— Begin —
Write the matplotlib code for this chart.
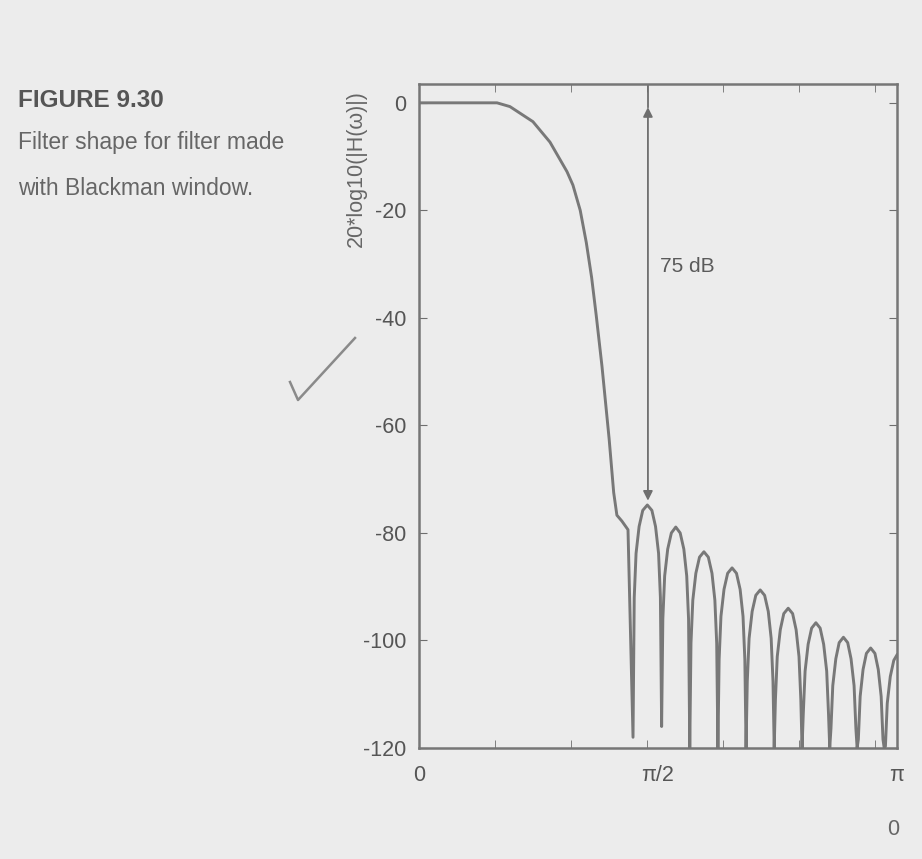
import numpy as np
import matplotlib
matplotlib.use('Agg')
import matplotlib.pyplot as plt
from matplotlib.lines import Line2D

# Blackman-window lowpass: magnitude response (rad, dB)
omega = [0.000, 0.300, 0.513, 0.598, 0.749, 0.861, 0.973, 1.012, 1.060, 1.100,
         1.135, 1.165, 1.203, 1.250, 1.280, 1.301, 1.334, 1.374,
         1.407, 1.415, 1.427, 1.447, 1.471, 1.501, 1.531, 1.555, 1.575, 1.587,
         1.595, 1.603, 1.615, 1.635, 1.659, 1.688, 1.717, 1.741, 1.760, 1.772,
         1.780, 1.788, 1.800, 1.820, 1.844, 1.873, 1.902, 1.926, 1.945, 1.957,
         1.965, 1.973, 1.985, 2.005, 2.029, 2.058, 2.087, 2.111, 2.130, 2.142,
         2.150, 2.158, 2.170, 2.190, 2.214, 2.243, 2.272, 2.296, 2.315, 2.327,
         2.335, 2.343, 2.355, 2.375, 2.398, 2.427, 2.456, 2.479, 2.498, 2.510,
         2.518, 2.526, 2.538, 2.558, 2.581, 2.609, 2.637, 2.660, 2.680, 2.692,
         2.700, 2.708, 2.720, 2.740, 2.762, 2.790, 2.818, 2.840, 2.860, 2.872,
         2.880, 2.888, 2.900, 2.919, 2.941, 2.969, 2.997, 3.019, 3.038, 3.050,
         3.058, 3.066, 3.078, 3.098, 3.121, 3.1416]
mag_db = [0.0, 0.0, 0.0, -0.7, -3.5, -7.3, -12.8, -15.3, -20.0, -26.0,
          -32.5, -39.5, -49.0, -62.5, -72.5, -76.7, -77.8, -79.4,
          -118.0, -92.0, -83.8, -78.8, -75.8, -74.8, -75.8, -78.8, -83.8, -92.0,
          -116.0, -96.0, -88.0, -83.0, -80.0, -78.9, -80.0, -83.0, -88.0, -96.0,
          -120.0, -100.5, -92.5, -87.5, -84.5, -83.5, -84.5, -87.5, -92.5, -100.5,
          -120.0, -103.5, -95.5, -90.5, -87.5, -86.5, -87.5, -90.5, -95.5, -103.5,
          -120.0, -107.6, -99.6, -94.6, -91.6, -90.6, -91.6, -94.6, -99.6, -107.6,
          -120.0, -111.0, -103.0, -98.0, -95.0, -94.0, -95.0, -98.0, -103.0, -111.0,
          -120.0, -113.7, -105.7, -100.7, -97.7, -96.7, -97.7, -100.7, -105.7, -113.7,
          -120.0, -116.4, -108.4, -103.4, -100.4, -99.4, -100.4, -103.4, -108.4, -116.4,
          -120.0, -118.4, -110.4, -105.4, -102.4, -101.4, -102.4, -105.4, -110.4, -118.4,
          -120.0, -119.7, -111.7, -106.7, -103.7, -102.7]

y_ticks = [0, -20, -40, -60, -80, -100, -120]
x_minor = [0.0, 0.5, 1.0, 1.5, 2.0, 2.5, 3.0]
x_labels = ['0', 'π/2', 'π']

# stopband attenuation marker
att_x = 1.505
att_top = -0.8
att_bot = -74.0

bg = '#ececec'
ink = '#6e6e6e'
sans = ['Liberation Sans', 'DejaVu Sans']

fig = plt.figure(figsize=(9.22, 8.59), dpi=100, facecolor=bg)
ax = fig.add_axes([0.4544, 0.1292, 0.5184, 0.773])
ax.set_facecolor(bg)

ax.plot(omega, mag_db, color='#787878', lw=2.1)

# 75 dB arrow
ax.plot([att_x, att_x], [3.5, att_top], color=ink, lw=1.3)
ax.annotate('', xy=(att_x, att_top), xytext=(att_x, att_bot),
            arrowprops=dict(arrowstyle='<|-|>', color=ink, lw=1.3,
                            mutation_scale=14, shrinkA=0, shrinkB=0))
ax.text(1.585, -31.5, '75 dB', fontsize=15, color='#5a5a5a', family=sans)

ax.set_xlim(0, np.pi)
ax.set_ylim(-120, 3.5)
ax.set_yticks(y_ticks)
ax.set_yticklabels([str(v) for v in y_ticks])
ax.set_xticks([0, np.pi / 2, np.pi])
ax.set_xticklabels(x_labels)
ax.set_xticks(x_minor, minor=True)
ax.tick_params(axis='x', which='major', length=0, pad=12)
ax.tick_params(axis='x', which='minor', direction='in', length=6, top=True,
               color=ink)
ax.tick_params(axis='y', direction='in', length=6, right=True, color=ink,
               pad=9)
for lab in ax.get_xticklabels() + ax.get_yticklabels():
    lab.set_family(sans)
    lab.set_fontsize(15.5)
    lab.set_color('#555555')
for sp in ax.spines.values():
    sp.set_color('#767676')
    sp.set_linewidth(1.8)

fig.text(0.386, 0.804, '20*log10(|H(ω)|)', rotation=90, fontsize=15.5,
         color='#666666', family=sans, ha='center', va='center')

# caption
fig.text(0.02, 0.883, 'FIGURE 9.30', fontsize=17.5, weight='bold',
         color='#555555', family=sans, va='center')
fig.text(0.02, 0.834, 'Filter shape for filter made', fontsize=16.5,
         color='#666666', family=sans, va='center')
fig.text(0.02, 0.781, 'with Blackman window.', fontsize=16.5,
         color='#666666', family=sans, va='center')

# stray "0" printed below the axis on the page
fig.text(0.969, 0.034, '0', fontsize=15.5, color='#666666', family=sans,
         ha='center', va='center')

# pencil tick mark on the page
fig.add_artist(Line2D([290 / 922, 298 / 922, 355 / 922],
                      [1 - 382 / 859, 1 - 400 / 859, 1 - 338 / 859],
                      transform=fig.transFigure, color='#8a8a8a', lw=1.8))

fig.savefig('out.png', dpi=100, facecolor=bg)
— End —
■ **EXERCISE PROMPT**
Give an exact copy of the material, leaving out every picture.

■ **WRITTEN SOLUTION**
Write the matplotlib code for this chart.
import numpy as np
import matplotlib
matplotlib.use('Agg')
import matplotlib.pyplot as plt
from matplotlib.lines import Line2D

# Blackman-window lowpass: magnitude response (rad, dB)
omega = [0.000, 0.300, 0.513, 0.598, 0.749, 0.861, 0.973, 1.012, 1.060, 1.100,
         1.135, 1.165, 1.203, 1.250, 1.280, 1.301, 1.334, 1.374,
         1.407, 1.415, 1.427, 1.447, 1.471, 1.501, 1.531, 1.555, 1.575, 1.587,
         1.595, 1.603, 1.615, 1.635, 1.659, 1.688, 1.717, 1.741, 1.760, 1.772,
         1.780, 1.788, 1.800, 1.820, 1.844, 1.873, 1.902, 1.926, 1.945, 1.957,
         1.965, 1.973, 1.985, 2.005, 2.029, 2.058, 2.087, 2.111, 2.130, 2.142,
         2.150, 2.158, 2.170, 2.190, 2.214, 2.243, 2.272, 2.296, 2.315, 2.327,
         2.335, 2.343, 2.355, 2.375, 2.398, 2.427, 2.456, 2.479, 2.498, 2.510,
         2.518, 2.526, 2.538, 2.558, 2.581, 2.609, 2.637, 2.660, 2.680, 2.692,
         2.700, 2.708, 2.720, 2.740, 2.762, 2.790, 2.818, 2.840, 2.860, 2.872,
         2.880, 2.888, 2.900, 2.919, 2.941, 2.969, 2.997, 3.019, 3.038, 3.050,
         3.058, 3.066, 3.078, 3.098, 3.121, 3.1416]
mag_db = [0.0, 0.0, 0.0, -0.7, -3.5, -7.3, -12.8, -15.3, -20.0, -26.0,
          -32.5, -39.5, -49.0, -62.5, -72.5, -76.7, -77.8, -79.4,
          -118.0, -92.0, -83.8, -78.8, -75.8, -74.8, -75.8, -78.8, -83.8, -92.0,
          -116.0, -96.0, -88.0, -83.0, -80.0, -78.9, -80.0, -83.0, -88.0, -96.0,
          -120.0, -100.5, -92.5, -87.5, -84.5, -83.5, -84.5, -87.5, -92.5, -100.5,
          -120.0, -103.5, -95.5, -90.5, -87.5, -86.5, -87.5, -90.5, -95.5, -103.5,
          -120.0, -107.6, -99.6, -94.6, -91.6, -90.6, -91.6, -94.6, -99.6, -107.6,
          -120.0, -111.0, -103.0, -98.0, -95.0, -94.0, -95.0, -98.0, -103.0, -111.0,
          -120.0, -113.7, -105.7, -100.7, -97.7, -96.7, -97.7, -100.7, -105.7, -113.7,
          -120.0, -116.4, -108.4, -103.4, -100.4, -99.4, -100.4, -103.4, -108.4, -116.4,
          -120.0, -118.4, -110.4, -105.4, -102.4, -101.4, -102.4, -105.4, -110.4, -118.4,
          -120.0, -119.7, -111.7, -106.7, -103.7, -102.7]

y_ticks = [0, -20, -40, -60, -80, -100, -120]
x_minor = [0.0, 0.5, 1.0, 1.5, 2.0, 2.5, 3.0]
x_labels = ['0', 'π/2', 'π']

# stopband attenuation marker
att_x = 1.505
att_top = -0.8
att_bot = -74.0

bg = '#ececec'
ink = '#6e6e6e'
sans = ['Liberation Sans', 'DejaVu Sans']

fig = plt.figure(figsize=(9.22, 8.59), dpi=100, facecolor=bg)
ax = fig.add_axes([0.4544, 0.1292, 0.5184, 0.773])
ax.set_facecolor(bg)

ax.plot(omega, mag_db, color='#787878', lw=2.1)

# 75 dB arrow
ax.plot([att_x, att_x], [3.5, att_top], color=ink, lw=1.3)
ax.annotate('', xy=(att_x, att_top), xytext=(att_x, att_bot),
            arrowprops=dict(arrowstyle='<|-|>', color=ink, lw=1.3,
                            mutation_scale=14, shrinkA=0, shrinkB=0))
ax.text(1.585, -31.5, '75 dB', fontsize=15, color='#5a5a5a', family=sans)

ax.set_xlim(0, np.pi)
ax.set_ylim(-120, 3.5)
ax.set_yticks(y_ticks)
ax.set_yticklabels([str(v) for v in y_ticks])
ax.set_xticks([0, np.pi / 2, np.pi])
ax.set_xticklabels(x_labels)
ax.set_xticks(x_minor, minor=True)
ax.tick_params(axis='x', which='major', length=0, pad=12)
ax.tick_params(axis='x', which='minor', direction='in', length=6, top=True,
               color=ink)
ax.tick_params(axis='y', direction='in', length=6, right=True, color=ink,
               pad=9)
for lab in ax.get_xticklabels() + ax.get_yticklabels():
    lab.set_family(sans)
    lab.set_fontsize(15.5)
    lab.set_color('#555555')
for sp in ax.spines.values():
    sp.set_color('#767676')
    sp.set_linewidth(1.8)

fig.text(0.386, 0.804, '20*log10(|H(ω)|)', rotation=90, fontsize=15.5,
         color='#666666', family=sans, ha='center', va='center')

# caption
fig.text(0.02, 0.883, 'FIGURE 9.30', fontsize=17.5, weight='bold',
         color='#555555', family=sans, va='center')
fig.text(0.02, 0.834, 'Filter shape for filter made', fontsize=16.5,
         color='#666666', family=sans, va='center')
fig.text(0.02, 0.781, 'with Blackman window.', fontsize=16.5,
         color='#666666', family=sans, va='center')

# stray "0" printed below the axis on the page
fig.text(0.969, 0.034, '0', fontsize=15.5, color='#666666', family=sans,
         ha='center', va='center')

# pencil tick mark on the page
fig.add_artist(Line2D([290 / 922, 298 / 922, 355 / 922],
                      [1 - 382 / 859, 1 - 400 / 859, 1 - 338 / 859],
                      transform=fig.transFigure, color='#8a8a8a', lw=1.8))

fig.savefig('out.png', dpi=100, facecolor=bg)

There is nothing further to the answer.